Stephan: If you say, “we’re going to reduce our technical debt by 30%”, doesn’t that imply that you know how much technical debt you have?

I think that’s probably hard to know if you have a full understanding of your technical debt. Very often, you have a list of technical debt “items” that you’ve created during the development process, and you can maybe use [this list] as a foundation to get to this number.

I think it is easier to calculate the potential business value of reducing technical debt. You can see this when observing developers who are working on code that includes technical debt. They’re slower to complete features and other tasks.

And you can easily calculate the costs for one hour of a developer’s time. You take the salary and divide it by the number of working days and hours per day. So at the very end, you get a number that tells you, okay, for each hour that the developer spent working on this specific area or feature, it costs me ‘X’ amount of money.

Ideally, you can also estimate things that you could do but aren’t possible right now. Maybe you have an area that you would like to improve, an issue that prevents you from implementing a feature that is highly requested by customers.

In that specific case, you have opportunity costs because your feature hopefully has a business value as well — because you assume that’s going to increase the conversion rate by ‘X’ percent, which then can be measured in monetary value as well.
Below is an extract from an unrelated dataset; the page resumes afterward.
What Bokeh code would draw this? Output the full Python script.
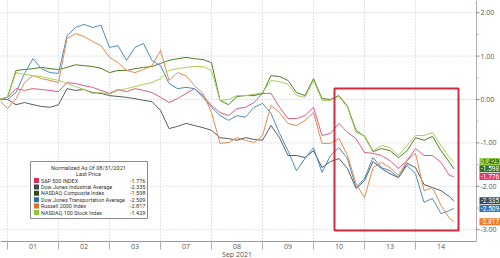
import numpy as np
from bokeh.plotting import figure
from bokeh.models import Range1d, BoxAnnotation
from bokeh.core.properties import value
from bokeh.embed import file_html
from bokeh.resources import INLINE

# ---------------- data ----------------
day_labels = ["01", "02", "03", "07", "08", "09", "10", "13", "14"]
month_label = "Sep 2021"
month_under = "08"
legend_title = ["Normalized As Of 08/31/2021", "Last Price"]
names = ["S&P 500 INDEX", "Dow Jones Industrial Average", "NASDAQ Composite Index",
         "Dow Jones Transportation Average", "Russell 2000 Index", "NASDAQ 100 Stock Index"]
last_values = [-1.776, -2.335, -1.598, -2.509, -2.817, -1.429]
y_ticks = [-3, -2, -1, 0, 1, 2]
y_minor_ticks = [-2.5, -1.5, -0.5, 0.5, 1.5]

# sampling times in trading-day units (0 = open of Sep 01)
days = np.append(np.arange(-1, 53) / 6, 8.75)

spx = [0.00, 0.05, 0.25, 0.21, 0.25, 0.23, 0.21, 0.18, 0.39, 0.37,
       0.32, 0.28, 0.21, 0.14, 0.23, 0.18, 0.25, 0.21, 0.16, 0.05,
       -0.07, 0.02, 0.14, 0.25, 0.09, -0.14, -0.30, -0.37, -0.21, -0.18,
       -0.07, 0.14, 0.14, -0.18, -0.44, -0.44, -0.37, -0.18, -0.83, -0.78,
       -0.55, -0.76, -0.90, -1.22, -1.24, -1.29, -1.41, -1.59, -1.41, -1.13,
       -1.29, -1.29, -1.45, -1.75, -1.776]
indu = [0.00, 0.00, -0.12, -0.07, -0.12, -0.16, -0.18, -0.12, 0.25, 0.21,
        0.23, 0.16, 0.14, 0.09, 0.07, 0.05, 0.02, -0.02, -0.05, -0.25,
        -0.67, -0.62, -0.55, -0.60, -0.65, -0.71, -0.88, -0.90, -0.94, -0.88,
        -0.92, -0.94, -0.60, -0.88, -1.29, -1.29, -1.34, -1.18, -1.57, -1.43,
        -1.36, -1.59, -2.05, -1.87, -1.43, -1.59, -1.71, -1.80, -1.47, -1.57,
        -1.96, -2.03, -2.10, -2.24, -2.335]
ccmp = [0.00, 0.05, 0.67, 0.69, 0.71, 0.74, 0.71, 0.69, 0.74, 0.80,
        0.78, 0.76, 0.72, 0.62, 0.67, 0.67, 0.71, 0.74, 0.76, 0.83,
        0.90, 0.94, 0.97, 0.94, 0.92, 0.85, -0.02, -0.12, 0.07, 0.09,
        0.09, 0.14, 0.55, 0.53, 0.44, 0.16, 0.09, 0.48, 0.02, 0.00,
        0.09, -0.16, -0.71, -0.85, -1.20, -1.13, -1.18, -1.34, -1.18, -0.88,
        -0.94, -0.85, -1.18, -1.45, -1.598]
tran = [0.00, 0.00, 0.16, 0.60, 0.94, 0.71, 0.62, 0.60, 1.47, 1.66,
        1.73, 1.66, 1.71, 1.20, 1.24, 0.90, 1.20, 1.29, 0.90, 0.78,
        0.37, 0.25, 0.28, 0.25, 0.05, -0.18, -0.37, -0.48, -0.37, -0.41,
        -0.18, -0.09, -0.32, -0.78, -1.18, -1.64, -1.36, -1.11, -1.68, -1.29,
        -1.11, -1.36, -2.03, -1.82, -1.34, -1.57, -1.64, -1.80, -1.52, -1.71,
        -2.37, -2.28, -2.63, -2.56, -2.509]
rty = [0.00, -0.21, 0.02, 0.39, 0.55, 0.48, 0.44, 0.39, 1.41, 1.52,
       1.45, 1.34, 1.24, 0.97, 0.85, 0.67, 0.62, 0.69, 0.78, 1.13,
       0.44, 0.62, 0.55, 0.32, 0.14, -0.30, -1.01, -0.99, -0.88, -0.94,
       -0.99, -0.83, -0.14, -0.30, -0.55, -0.60, -0.48, -0.30, -1.01, -1.01,
       -0.90, -1.29, -1.94, -2.26, -1.57, -1.45, -1.57, -1.75, -1.41, -1.24,
       -2.10, -2.03, -2.44, -2.74, -2.817]
ndx = [0.00, 0.05, 0.62, 0.58, 0.55, 0.53, 0.48, 0.44, 0.37, 0.30,
       0.23, 0.14, 0.16, 0.12, 0.21, 0.25, 0.30, 0.35, 0.39, 0.48,
       0.67, 0.71, 0.74, 0.76, 0.76, 0.67, -0.02, 0.00, 0.09, 0.09,
       0.12, 0.16, 0.44, 0.41, 0.35, 0.09, 0.05, 0.44, -0.02, -0.02,
       0.07, -0.18, -0.76, -0.83, -1.18, -1.06, -1.11, -1.29, -1.06, -0.83,
       -0.83, -0.76, -1.06, -1.34, -1.429]
series = [spx, indu, ccmp, tran, rty, ndx]

# ---------------- style ----------------
line_colors = ["#dc5a8a", "#555d64", "#4a8026", "#4d8cc0", "#e68a4a", "#a8d058"]
swatch_colors = ["#dd2a55", "#3d4850", "#2d4f12", "#2b6e9c", "#e46c25", "#8cc43c"]
tag_colors = ["#e43a6c", "#3b464d", "#3b6f1c", "#2f78b4", "#f07c2a", "#8fcb45"]
tag_text = ["white", "white", "white", "white", "white", "#1b2a10"]
FONT = "Open Sans"
LFONT = "Roboto"
GRID = "#c4c4c4"

# pixel -> data helpers for annotation placement
def X(px):
    return (px - 7) / 51.0

def Y(py):
    return (99 - py) / 43.4

AX = X(476)      # value axis position
BASE = Y(241)    # time axis position

p = figure(width=500, height=258, output_backend="svg", toolbar_location=None,
           x_range=Range1d(X(0), X(500)), y_range=Range1d(Y(258), Y(0)),
           x_axis_location=None, y_axis_location=None,
           min_border_left=0, min_border_top=0, min_border_right=0, min_border_bottom=0)
p.outline_line_color = None
p.background_fill_color = "white"
p.xgrid.visible = False
p.ygrid.visible = False

nb = len(day_labels)
bounds = list(range(nb))
centers = [i + 0.5 for i in range(nb)]

# grid lines
p.segment(x0=[X(0)] * len(y_ticks), y0=y_ticks, x1=[AX] * len(y_ticks), y1=y_ticks,
          line_color=GRID, line_dash="1 2", line_width=1)
p.segment(x0=bounds, y0=[BASE] * nb, x1=bounds, y1=[Y(0)] * nb,
          line_color=GRID, line_dash="1 2", line_width=1)

# series lines
for s, c in zip(series, line_colors):
    p.line(days, s, line_color=c, line_width=1)

# time axis
p.segment(x0=[X(0)], y0=[BASE], x1=[AX], y1=[BASE], line_color="#9a9a9a", line_width=1)
p.segment(x0=bounds, y0=[BASE] * nb, x1=bounds, y1=[Y(249)] * nb,
          line_color="#b0b0b0", line_width=1)
p.text(x=centers, y=[Y(246)] * nb, text=day_labels,
       text_font=value(FONT), text_font_size="7px", text_color="#555555",
       text_align="center", text_baseline="middle")
p.text(x=[centers[day_labels.index(month_under)]], y=[Y(254)], text=[month_label],
       text_font=value(FONT), text_font_size="7px", text_color="#555555",
       text_align="center", text_baseline="middle")

# value axis
p.segment(x0=[AX], y0=[BASE], x1=[AX], y1=[Y(0)], line_color="#b8a8b8", line_width=1)
p.segment(x0=[AX] * len(y_ticks), y0=y_ticks, x1=[X(479)] * len(y_ticks), y1=y_ticks,
          line_color="#888888", line_width=1)
p.segment(x0=[AX] * len(y_minor_ticks), y0=y_minor_ticks,
          x1=[X(478)] * len(y_minor_ticks), y1=y_minor_ticks,
          line_color="#aaaaaa", line_width=1)
p.text(x=[X(480)] * len(y_ticks), y=y_ticks, text=["%.2f" % t for t in y_ticks],
       text_font=value(FONT), text_font_size="7px", text_color="#555555",
       text_align="left", text_baseline="middle")

# highlight box
p.add_layout(BoxAnnotation(left=X(334), right=X(458), top=Y(88), bottom=Y(230),
                           fill_color=None, line_color="#d22b40", line_alpha=1.0,
                           line_width=2))

# legend box
p.quad(left=[X(30)], right=[X(147)], top=[Y(161)], bottom=[Y(218)],
       fill_color="white", line_color="#8a8a8a", line_width=1)
p.text(x=[X(88), X(88)], y=[Y(167), Y(173.5)], text=legend_title,
       text_font=value(LFONT), text_font_size="5.6px", text_color="#333333",
       text_align="center", text_baseline="middle")
ent_y = [Y(180 + 6.4 * i) for i in range(len(names))]
p.scatter(x=[X(36)] * len(names), y=ent_y, marker="square", size=5,
          fill_color=swatch_colors, line_color=None)
p.text(x=[X(40.5)] * len(names), y=ent_y, text=names,
       text_font=value(LFONT), text_font_size="5.4px", text_color="#333333",
       text_align="left", text_baseline="middle")
p.text(x=[X(145)] * len(names), y=ent_y, text=["%.3f" % v for v in last_values],
       text_font=value(LFONT), text_font_size="5.6px", text_color="#333333",
       text_align="right", text_baseline="middle")

# right-edge last value tags
n = len(last_values)
p.rect(x=[X(490)] * n, y=last_values, width=22, height=7,
       width_units="screen", height_units="screen",
       fill_color=tag_colors, line_color=None)
p.text(x=[X(480.5)] * n, y=last_values, text=["%.3f" % v for v in last_values],
       text_font=value(LFONT), text_font_size="6.5px", text_color=tag_text,
       text_align="left", text_baseline="middle")

open("out.html", "w").write(file_html(p, INLINE))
And given that value, you have opportunity costs, which can be related back to the additional time that is needed to implement the feature.

The last thing that you could measure is how technical debt causes quality problems. So you have more bugs because things are more interconnected and more complex. People don’t understand them, and at the very end, you deployed those bugs to production.

So you could also say, “look, I’m losing customers, or my conversion rate drops because I actually deployed a bug in production”. So removing the root cause of the bug, which is the technical debt, you’re going to avoid this.

And so you all avoid potential losses. So these are some metrics that you could use to actually figure out, okay, how much money could I save.

By the way….I’m not really sure that I finished explaining why you should measure developer cost per hour.

So the idea here is to say, okay, we mentioned this 5x increase in development time.

Let’s say you assume that a specific part [of the code] slows your developers down by 50% or 20%. You can actually say, ‘okay, if I could just save half of that time going forward… I can just multiply that by my cost per hour, and then I have an immediate saving…. which I can then take as my value creation justification for refactoring technical debt’.

And generally, that’s why you as a manager need to set goals that are measurable. For example, an easy way to add value would be to reduce your infrastructure costs by 20%.

You could set that as a goal. If you’re a larger company, you could then hire an engineer to focus on achieving that goal.

And if they’re successful, the investment in the extra headcount would quickly pay off. And after that, the new engineer can go on to create more value in another part of your application.

So it doesn’t help to set a low-level goal like “number of tickets processed” or time spent in the “In progress” column or whatever. That’s just micromanagement.

And if you’re really forced to micromanage your team, you might need to ask yourself if you’ve really hired the right people in the first place.

Merlin: Yes, great point. I feel like we could have a much longer discussion about this, but we should probably try to stick to our OWN goal — which is to keep our discussion under 20mins.

But anyway, if anyone out there has any other ideas on the subject of measuring team productivity, feel free to comment. We’d love to hear how other development teams are tackling this problem.

Thanks, Stephan, for your time, and I look forward to talking to you again soon.

Stephan: Same here — thanks, Merlin!